### Exercise material
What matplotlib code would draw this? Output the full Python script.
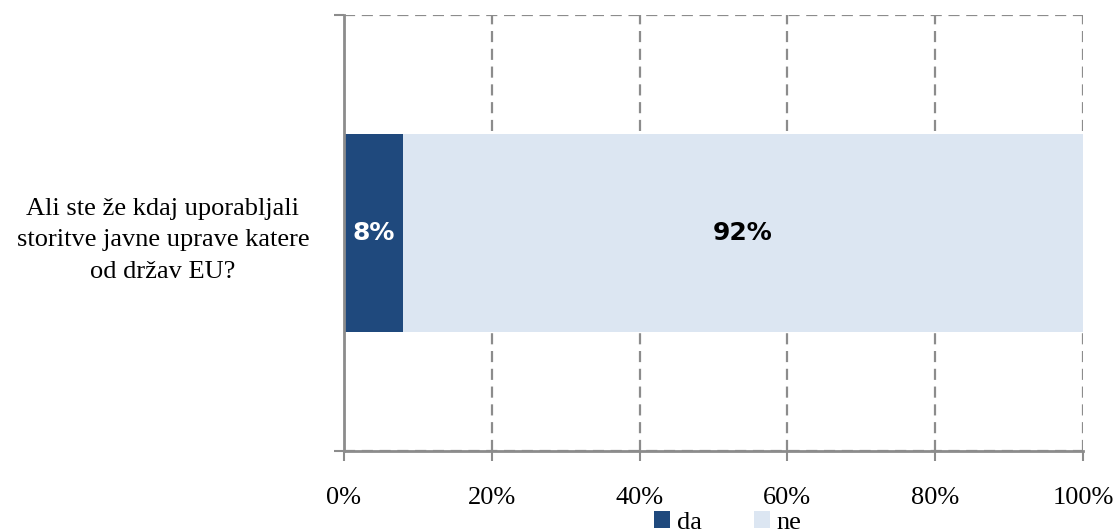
import matplotlib.pyplot as plt
from matplotlib.patches import Patch

# data
question = 'Ali ste že kdaj uporabljali\nstoritve javne uprave katere\nod držav EU?'
series_names = ['da', 'ne']
series_values = [8, 92]
series_colors = ['#1F497D', '#DCE6F2']
label_colors = ['white', 'black']
x_ticks = [0, 20, 40, 60, 80, 100]

fig = plt.figure(figsize=(11.15, 5.32), dpi=100)
ax = fig.add_axes([0.3085, 0.1523, 0.6628, 0.8195])

serif = 'Liberation Serif'
grid_col = '#8C8C8C'

left = 0
for name, val, col, lc in zip(series_names, series_values, series_colors, label_colors):
    ax.barh(0, val, left=left, height=0.454, color=col, zorder=3, label=name)
    ax.text(left + val / 2, 0, f'{val}%', ha='center', va='center',
            color=lc, fontsize=18, fontweight='bold', family='DejaVu Sans', zorder=4)
    left += val

ax.set_xlim(0, 100)
ax.set_ylim(-0.5, 0.5)

ax.set_xticks(x_ticks)
ax.set_xticklabels([f'{t}%' for t in x_ticks], family=serif, fontsize=19)
ax.set_yticks([-0.5, 0.5])
ax.set_yticklabels(['', ''])
ax.set_yticks([0], minor=True)
ax.set_yticklabels([question], minor=True, family=serif, fontsize=19,
                   multialignment='center', linespacing=1.55)
ax.tick_params(axis='y', which='minor', length=0, pad=25)
ax.tick_params(axis='y', which='major', length=7, width=1.5, color=grid_col)
ax.tick_params(axis='x', length=7, width=1.5, color=grid_col, pad=19)

ax.grid(True, which='major', color=grid_col, linestyle=(0, (5, 3)), linewidth=1.6, zorder=0)
for s in ['top', 'right']:
    ax.spines[s].set_visible(False)
for s in ['left', 'bottom']:
    ax.spines[s].set_color(grid_col)
    ax.spines[s].set_linewidth(2)
    ax.spines[s].set_zorder(5)

handles = [Patch(facecolor=c, label=n) for n, c in zip(series_names, series_colors)]
fig.legend(handles=handles, loc='center', bbox_to_anchor=(0.653, 0.018), ncol=2,
           frameon=False, prop={'family': serif, 'size': 19},
           handlelength=0.6, handleheight=0.6, handletextpad=0.25, columnspacing=2.0,
           borderpad=0)

fig.savefig('out.png', dpi=100)
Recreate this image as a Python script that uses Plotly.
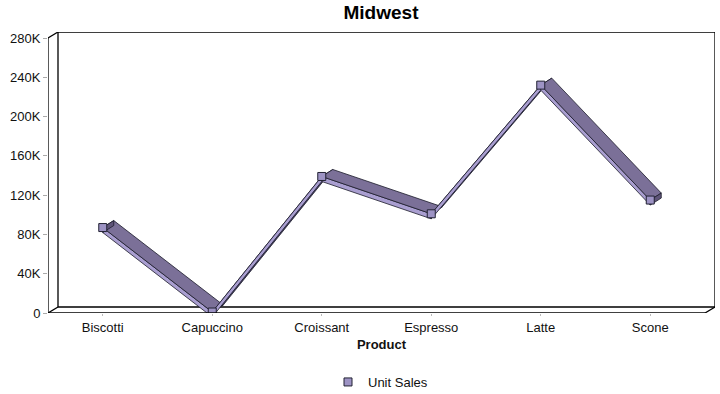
import plotly.graph_objects as go

categories = ["Biscotti", "Capuccino", "Croissant", "Espresso", "Latte", "Scone"]
unit_sales = [87000, 1000, 139000, 101000, 232000, 115000]
y_tick_vals = [0, 40000, 80000, 120000, 160000, 200000, 240000, 280000]
y_tick_text = ["0", "40K", "80K", "120K", "160K", "200K", "240K", "280K"]

W, H = 720, 394
# plot area covers the whole 3D box (front plane + depth)
L, R, T, B = 48, 5, 32, 81
DPX, DPY = 10, 6            # depth offset of the wall in pixels
front_w = W - L - R - DPX   # width of front plane
front_h = H - T - B - DPY   # height of front plane
n = len(categories)
ymax = 280000

px_x = n / front_w
px_y = ymax / front_h
DX = DPX * px_x
DY = DPY * px_y
RDX = 11 * px_x             # ribbon depth
RDY = 7 * px_y
FRONT = 5 * px_y            # ribbon front-face thickness

top_col = "#7b7098"
top_dark = "#4b4569"
front_col = "#a99ed0"
cap_col = "#5e5478"
edge = "#1a1a2a"

xs = list(range(n))
fig = go.Figure()

x0, x1 = -0.5, n - 0.5
line = dict(color="black", width=1.3)
shapes = [
    dict(type="rect", xref="x", yref="y", x0=x0 + DX, x1=x1 + DX, y0=DY, y1=ymax + DY, line=line, layer="below"),
    dict(type="line", xref="x", yref="y", x0=x0, x1=x0, y0=0, y1=ymax, line=line),
    dict(type="line", xref="x", yref="y", x0=x0, x1=x1, y0=0, y1=0, line=line),
    dict(type="line", xref="x", yref="y", x0=x0, x1=x0 + DX, y0=ymax, y1=ymax + DY, line=line),
    dict(type="line", xref="x", yref="y", x0=x0, x1=x0 + DX, y0=0, y1=DY, line=line),
    dict(type="line", xref="x", yref="y", x0=x1, x1=x1 + DX, y0=0, y1=DY, line=line),
]


def face(xv, yv, col):
    return go.Scatter(x=xv, y=yv, mode="lines", fill="toself", fillcolor=col,
                      line=dict(color=edge, width=0.8), hoverinfo="skip", showlegend=False)


for i in range(n - 1):
    xa, xb = xs[i], xs[i + 1]
    ya, yb = unit_sales[i], unit_sales[i + 1]
    front = face([xa, xb, xb, xa, xa], [ya, yb, yb - FRONT, ya - FRONT, ya], front_col)
    rising = yb > ya
    top = face([xa, xb, xb + RDX, xa + RDX, xa], [ya, yb, yb + RDY, ya + RDY, ya],
               top_dark if rising else top_col)
    if rising:
        fig.add_trace(top)
        fig.add_trace(front)
    else:
        fig.add_trace(front)
        fig.add_trace(top)

for i in [0, n - 1]:
    xa, ya = xs[i], unit_sales[i]
    fig.add_trace(face([xa, xa + RDX, xa + RDX, xa, xa],
                       [ya, ya + RDY, ya + RDY - FRONT, ya - FRONT, ya], cap_col))

fig.add_trace(go.Scatter(
    x=xs, y=unit_sales, mode="markers", name="Unit Sales",
    marker=dict(symbol="square", size=8, color="#9d93c4", line=dict(color="#222233", width=1)),
    hovertext=categories))

plot_h = H - T - B
fig.update_layout(
    width=W, height=H,
    margin=dict(l=L, r=R, t=T, b=B, autoexpand=False),
    paper_bgcolor="white", plot_bgcolor="rgba(0,0,0,0)",
    font=dict(family="Liberation Sans, Arial, sans-serif", size=13, color="#111111"),
    title=dict(text="<b>Midwest</b>", xref="container", x=381 / W, xanchor="center",
               yref="container", y=1 - 12 / H, yanchor="middle", font=dict(size=19, color="black")),
    showlegend=True,
    legend=dict(orientation="h", x=(328 - L) / (W - L - R), xanchor="left",
                y=-(382 - (H - B)) / plot_h, yanchor="middle", itemwidth=30,
                font=dict(size=13)),
    shapes=shapes,
    xaxis=dict(range=[x0, x1 + DX], tickvals=xs, ticktext=categories, showgrid=False, zeroline=False,
               showline=False, ticks="outside", ticklen=2, tickcolor="#bbbbbb", automargin=False,
               tickfont=dict(size=13),
               title=dict(text="<b>Product</b>", standoff=6, font=dict(size=13))),
    yaxis=dict(range=[0, ymax + DY], tickvals=y_tick_vals, ticktext=y_tick_text, showgrid=False,
               zeroline=False, showline=False, ticks="outside", ticklen=4, tickcolor="#aaaaaa",
               tickfont=dict(size=13), automargin=False),
)

fig.write_html("out.html", config={"displayModeBar": False},
               post_script="document.body.style.margin='0';document.body.style.padding='0';")
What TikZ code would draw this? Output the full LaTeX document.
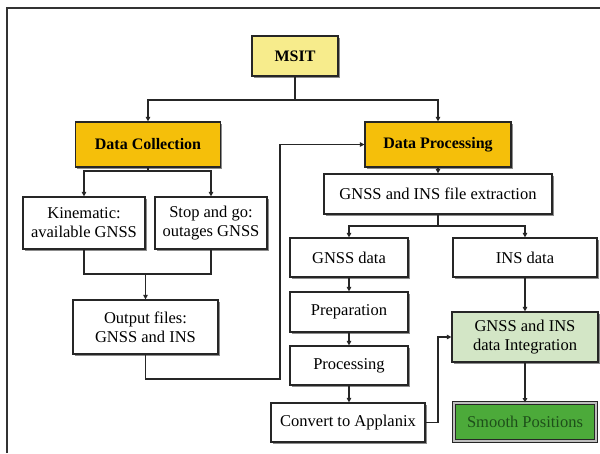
\documentclass[tikz,border=0pt]{standalone}
\usepackage{fontspec}
\setmainfont{Liberation Serif}
\usetikzlibrary{arrows.meta,shadows}
\definecolor{msit}{HTML}{F7EC8C}
\definecolor{gold}{HTML}{F5BF0A}
\definecolor{lgreen}{HTML}{D3E6C6}
\definecolor{dgreen}{HTML}{4CAA3A}
\definecolor{tgreen}{HTML}{1E4F1A}
\tikzset{
  box/.style={draw=black!85, line width=1.2pt, fill=white, align=center, inner sep=1pt,
    font=\rmfamily\fontsize{16.5}{19}\selectfont,
    drop shadow={shadow xshift=1.5pt, shadow yshift=-1.5pt, fill=black!45, opacity=1}},
  boldbox/.style={box, font=\rmfamily\fontsize{16}{19}\selectfont\bfseries},
  arr/.style={draw=black!85, line width=1.1pt, -{Triangle[length=4.5pt,width=4.5pt]}},
  ln/.style={draw=black!85, line width=1.1pt},
}
\begin{document}
\begin{tikzpicture}[x=1pt,y=-1pt]
\useasboundingbox (0,0) rectangle (600,453);
\fill[white] (0,0) rectangle (600,453);
\draw[black!80, line width=2pt] (7,453) -- (7,8) -- (600,8);

\node[boldbox, fill=msit, minimum width=86pt, minimum height=40pt] (msit) at (295,56) {MSIT};
\node[boldbox, fill=gold, minimum width=145pt, minimum height=45pt] (dc) at (148,144.5) {Data Collection};
\node[boldbox, fill=gold, minimum width=146pt, minimum height=45pt] (dp) at (438,144.5) {Data Processing};
\node[box, minimum width=122pt, minimum height=52pt] (kin) at (84,223) {Kinematic:\\available GNSS};
\node[box, minimum width=112pt, minimum height=52pt] (stop) at (211,223) {Stop and go:\\outages GNSS};
\node[box, minimum width=145pt, minimum height=54pt] (out) at (145.5,327) {Output files:\\GNSS and INS};
\node[box, minimum width=228pt, minimum height=40pt] (ext) at (438,194) {GNSS and INS file extraction};
\node[box, minimum width=118pt, minimum height=39pt] (gd) at (349,257.5) {GNSS data};
\node[box, minimum width=144pt, minimum height=39pt] (ins) at (525,257.5) {INS data};
\node[box, minimum width=118pt, minimum height=40pt] (prep) at (349,312) {Preparation};
\node[box, minimum width=118pt, minimum height=39pt] (proc) at (349,365.5) {Processing};
\node[box, minimum width=154pt, minimum height=39pt] (conv) at (348,422.5) {Convert to Applanix};
\node[box, fill=lgreen, minimum width=146pt, minimum height=50pt] (integ) at (525,337) {GNSS and INS\\data Integration};
\node[box, fill=dgreen, text=tgreen, double=black!25, double distance=2pt, line width=0.9pt, minimum width=142pt, minimum height=38pt] (smooth) at (525,422) {Smooth Positions};

\coordinate (j1) at (295,100);
\coordinate (j2) at (148,171);
\coordinate (j3) at (145.5,274);
\coordinate (c1) at (280,379);
\coordinate (j4) at (438,226);
\coordinate (c2) at (438,422.5);

\draw[ln] (msit.south) -- (j1);
\draw[arr] (j1) -| (dc.north);
\draw[arr] (j1) -| (dp.north);
\draw[ln] (dc.south) -- (j2);
\draw[arr] (j2) -| (kin.north);
\draw[arr] (j2) -| (stop.north);
\draw[ln] (kin.south) |- (j3);
\draw[ln] (stop.south) |- (j3);
\draw[arr] (j3) -- (out.north);
\draw[arr] (out.south) |- (c1) |- (dp.west);
\draw[arr] (dp.south) -- (ext.north);
\draw[ln] (ext.south) -- (j4);
\draw[arr] (j4) -| (gd.north);
\draw[arr] (j4) -| (ins.north);
\draw[arr] (gd) -- (prep);
\draw[arr] (prep) -- (proc);
\draw[arr] (proc.south) -- (proc.south |- conv.north);
\draw[arr] (conv.east) -- (c2) |- (integ.west);
\draw[arr] (ins) -- (integ);
\draw[arr] (integ) -- (smooth);
\end{tikzpicture}
\end{document}
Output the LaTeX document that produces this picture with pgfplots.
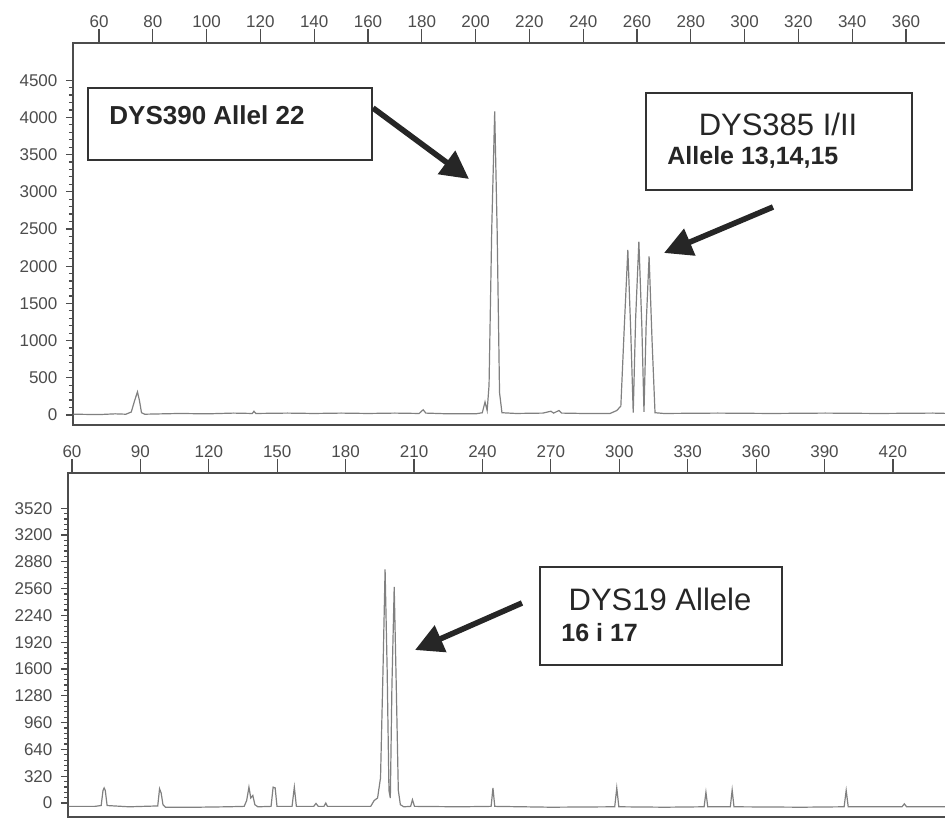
\documentclass[border=0pt]{standalone}
\usepackage{pgfplots}
\pgfplotsset{compat=1.18}
\usepackage{fontspec}
\setmainfont{Liberation Sans}
\usetikzlibrary{arrows.meta}
\definecolor{frame}{gray}{0.3}
\definecolor{trace}{gray}{0.5}
\pgfplotsset{
  epg/.style={
    anchor=south west, scale only axis,
    xtick pos=upper, ytick pos=left, tick align=outside,
    axis line style={draw=frame, line width=0.9pt},
    every tick/.append style={frame, line width=0.6pt},
    xtick style={/pgfplots/major tick length=7pt},
    ytick style={/pgfplots/major tick length=3.5pt},
    minor tick length=2pt,
    ticklabel style={font=\fontsize{8.5}{10}\selectfont, text=black!70},
    /pgf/number format/assume math mode=true,
    /pgf/number format/set thousands separator={},
    scaled ticks=false,
  },
  trace/.style={draw=trace, line width=0.6pt, no marks},
}
\begin{document}
\begin{tikzpicture}
\useasboundingbox (0,0) rectangle (472.5pt,409.5pt);
\clip (0,0) rectangle (472.5pt,409.5pt);
% ---------- top panel ----------
\begin{axis}[epg,
  at={(36.5pt,197pt)}, width=438pt, height=191pt,
  xmin=50.33, xmax=376, ymin=-135, ymax=5000,
  xtick={60,80,...,360}, ytick={0,500,...,4500},
  minor y tick num=4,
]
\addplot[trace] coordinates {
(50.5,10) (60,5) (66,15) (70,10) (72,40) (73.3,200) (74.3,310) (75.0,200) (75.8,30) (77,10)
(90,20) (100,15) (110,25) (117,20) (117.6,50) (118.3,20) (130,25) (140,20) (150,25) (160,20)
(170,25) (179,20) (180.5,70) (181.5,25) (190,15) (200,15) (202.5,30) (203.5,175) (204.3,60)
(205.0,400) (206.0,2500) (207.1,4080) (208.0,2500) (208.9,300) (209.8,30) (215,20) (225,25)
(228,50) (229,25) (231,60) (232,25) (240,20) (250,20) (252.5,60) (254,120) (255.3,1200)
(256.6,2220) (257.7,1100) (258.6,30) (259.5,1300) (260.7,2330) (261.8,1200) (262.6,40)
(263.4,1200) (264.5,2130) (265.6,1000) (266.7,30) (270,20) (290,25) (310,20) (330,25)
(350,20) (370,25) (376,20)
};
\draw[frame, line width=0.9pt] ([yshift=4pt]rel axis cs:0,1) -- ([yshift=4pt]rel axis cs:1,1);
\end{axis}
% ---------- bottom panel ----------
\begin{axis}[epg,
  at={(34pt,1pt)}, width=440.5pt, height=172pt,
  xmin=58.25, xmax=444.6, ymin=-167, ymax=3940,
  xtick={60,90,...,420}, ytick={0,320,...,3520},
  minor y tick num=4,
]
\addplot[trace] coordinates {
(58.5,-40) (70,-40) (72.8,-30) (73.6,150) (74.1,180) (74.6,150) (75.4,-30) (85,-45)
(97.6,-35) (98.4,170) (99.1,120) (99.9,-20) (101,-50) (115,-50) (128,-45) (135.5,-40)
(136.6,30) (137.6,190) (138.4,60) (139.3,90) (140.2,-20) (141.5,-45) (147.3,-40) (148.2,190)
(149.1,180) (149.9,-40) (156.5,-40) (157.5,190) (158.4,-40) (166,-40) (167,-5) (168,-40)
(170.5,-40) (171.3,0) (172,-40) (191,-40) (192.5,30) (194,60) (195.3,300) (196.4,1600)
(197.3,2790) (198.2,1600) (199,150) (199.6,60) (200.3,1400) (201.3,2580) (202.2,1400)
(203.1,150) (204,-20) (205.5,-45) (208.5,-40) (209.3,40) (210.2,-40) (230,-45) (243.8,-40)
(244.6,180) (245.4,-40) (270,-50) (298,-45) (298.9,180) (299.8,-45) (320,-50) (337.2,-45)
(338,130) (338.8,-45) (348.7,-45) (349.5,155) (350.3,-45) (380,-50) (398.6,-45) (399.5,150)
(400.4,-45) (424,-45) (425,-10) (426,-45) (444,-45)
};
\draw[frame, line width=0.9pt] ([yshift=3pt]rel axis cs:0,1) -- ([yshift=3pt]rel axis cs:1,1);
\end{axis}
% ---------- annotations (pixel coordinates, origin top-left) ----------
\begin{scope}[x=0.5pt, y=-0.5pt, yshift=409.5pt]
\tikzset{box/.style={draw=black!80, line width=1pt, fill=white},
         arr/.style={black!85, line width=2.8pt, -{Triangle[length=14pt,width=14pt]}}}
\draw[box] (88,88) rectangle (372,160);
\node[anchor=west, inner sep=0pt, text=black!85, font=\fontsize{13}{15}\selectfont\bfseries] at (109,115) {DYS390 Allel 22};
\draw[arr] (373,108) -- (469,179);

\draw[box] (646,93) rectangle (912,190);
\node[inner sep=0pt, text=black!85, font=\fontsize{15.5}{18}\selectfont] at (778,124) {DYS385 I/II};
\node[anchor=west, inner sep=0pt, text=black!85, font=\fontsize{12.5}{15}\selectfont\bfseries] at (667,157) {Allele 13,14,15};
\draw[arr] (773,207) -- (664,253);

\draw[box] (540,567) rectangle (782,665);
\node[inner sep=0pt, text=black!85, font=\fontsize{15.5}{18}\selectfont] at (660,599) {DYS19 Allele};
\node[anchor=west, inner sep=0pt, text=black!85, font=\fontsize{12.5}{15}\selectfont\bfseries] at (561,633) {16 i 17};
\draw[arr] (522,603) -- (415,650);
\end{scope}
\end{tikzpicture}
\end{document}
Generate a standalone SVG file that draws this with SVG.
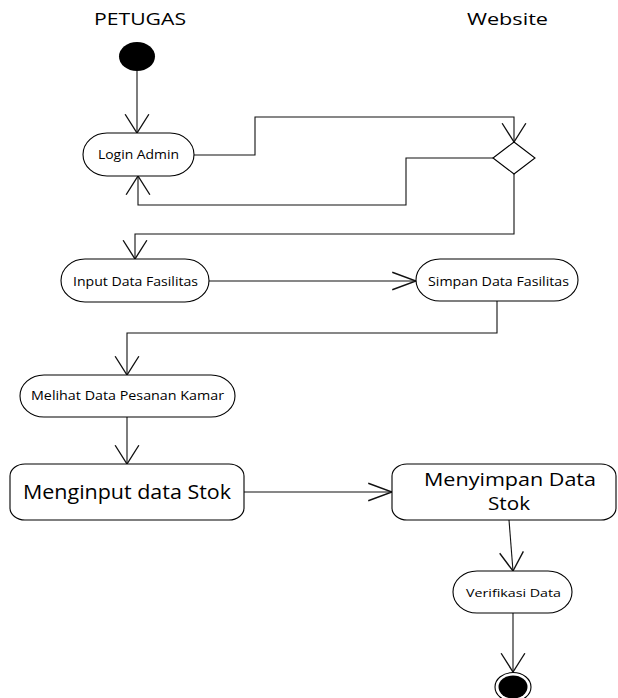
<svg xmlns="http://www.w3.org/2000/svg" width="618" height="698" viewBox="0 0 618 698">
<defs>
<style>
.n{fill:#fff;stroke:#000;stroke-width:1.1}
.t{font-family:"Open Sans","Noto Sans",sans-serif;fill:#000}
.c{fill:none;stroke:#111;stroke-width:1.1}
</style>
<marker id="av" markerUnits="userSpaceOnUse" markerWidth="30" markerHeight="30" viewBox="-20 -12 22 24" refX="0" refY="0" orient="auto" overflow="visible">
<path d="M-15,-9.5 L0,0 L-15,9.5" fill="none" stroke="#111" stroke-width="1.1"/>
</marker>
<marker id="ah" markerUnits="userSpaceOnUse" markerWidth="30" markerHeight="30" viewBox="-20 -12 22 24" refX="0" refY="0" orient="auto" overflow="visible">
<path d="M-19,-7 L0,0 L-19,7" fill="none" stroke="#111" stroke-width="1.1"/>
</marker>
</defs>
<rect width="618" height="698" fill="#fff"/>
<g id="lanes">
<text class="t" x="94" y="25" font-size="16" textLength="92" lengthAdjust="spacingAndGlyphs">PETUGAS</text>
<text class="t" x="467" y="25" font-size="16" textLength="81" lengthAdjust="spacingAndGlyphs">Website</text>
</g>
<g id="connectors">
<path class="c" d="M137,71 L137,133" marker-end="url(#av)"/>
<path class="c" d="M194,155 L255,155 L255,117 L514,117 L514,142" marker-end="url(#av)"/>
<path class="c" d="M493,158 L406,158 L406,205 L138,205 L138,176" marker-end="url(#av)"/>
<path class="c" d="M514,174 L514,234 L135,234 L135,259" marker-end="url(#av)"/>
<path class="c" d="M209,281 L416,281" marker-end="url(#ah)"/>
<path class="c" d="M497,301 L497,333 L127,333 L127,375" marker-end="url(#av)"/>
<path class="c" d="M127,417 L127,464" marker-end="url(#av)"/>
<path class="c" d="M244,492 L392,492" marker-end="url(#ah)"/>
<path class="c" d="M509,520 L513,571" marker-end="url(#av)"/>
<path class="c" d="M513,613 L513,672" marker-end="url(#av)"/>
</g>
<g id="start">
<ellipse cx="137" cy="56.5" rx="18" ry="14.5" fill="#000"/>
</g>
<g id="login">
<rect class="n" x="83" y="133" width="111" height="43" rx="24" ry="21.5"/>
<text class="t" x="98" y="159" font-size="13" textLength="81" lengthAdjust="spacingAndGlyphs">Login Admin</text>
</g>
<g id="decision">
<polygon class="n" points="514,142 535,158 514,174 493,158"/>
</g>
<g id="input">
<rect class="n" x="61" y="259" width="148" height="43" rx="24" ry="21.5"/>
<text class="t" x="73" y="286" font-size="12.5" textLength="125" lengthAdjust="spacingAndGlyphs">Input Data Fasilitas</text>
</g>
<g id="simpan">
<rect class="n" x="416" y="259" width="162" height="42" rx="24" ry="21"/>
<text class="t" x="428" y="286" font-size="12.5" textLength="141" lengthAdjust="spacingAndGlyphs">Simpan Data Fasilitas</text>
</g>
<g id="melihat">
<rect class="n" x="20" y="375" width="215" height="42" rx="24" ry="21"/>
<text class="t" x="31" y="400" font-size="12" textLength="193" lengthAdjust="spacingAndGlyphs">Melihat Data Pesanan Kamar</text>
</g>
<g id="menginput">
<rect class="n" x="10" y="464" width="234" height="56" rx="15" ry="12"/>
<text class="t" x="23" y="499" font-size="19.5" textLength="208" lengthAdjust="spacingAndGlyphs">Menginput data Stok</text>
</g>
<g id="menyimpan">
<rect class="n" x="392" y="464" width="224" height="56" rx="15" ry="12"/>
<text class="t" x="424" y="486" font-size="17.5" textLength="172" lengthAdjust="spacingAndGlyphs">Menyimpan Data</text>
<text class="t" x="488" y="510" font-size="17.5" textLength="42" lengthAdjust="spacingAndGlyphs">Stok</text>
</g>
<g id="verifikasi">
<rect class="n" x="453" y="571" width="119" height="42" rx="24" ry="21"/>
<text class="t" x="466" y="597" font-size="11.5" textLength="95" lengthAdjust="spacingAndGlyphs">Verifikasi Data</text>
</g>
<g id="end">
<ellipse cx="513" cy="687" rx="18" ry="14.5" fill="#fff" stroke="#000" stroke-width="1.1"/>
<ellipse cx="513" cy="687" rx="14.5" ry="11.5" fill="#000"/>
</g>
</svg>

### To do
Give only the lines from the one with "Recreate this image" to the one with "import plotly.graph_objects as go", both included, again and exactly; leave the images out.

### Right answer
Recreate this image as a Python script that uses Plotly.
import plotly.graph_objects as go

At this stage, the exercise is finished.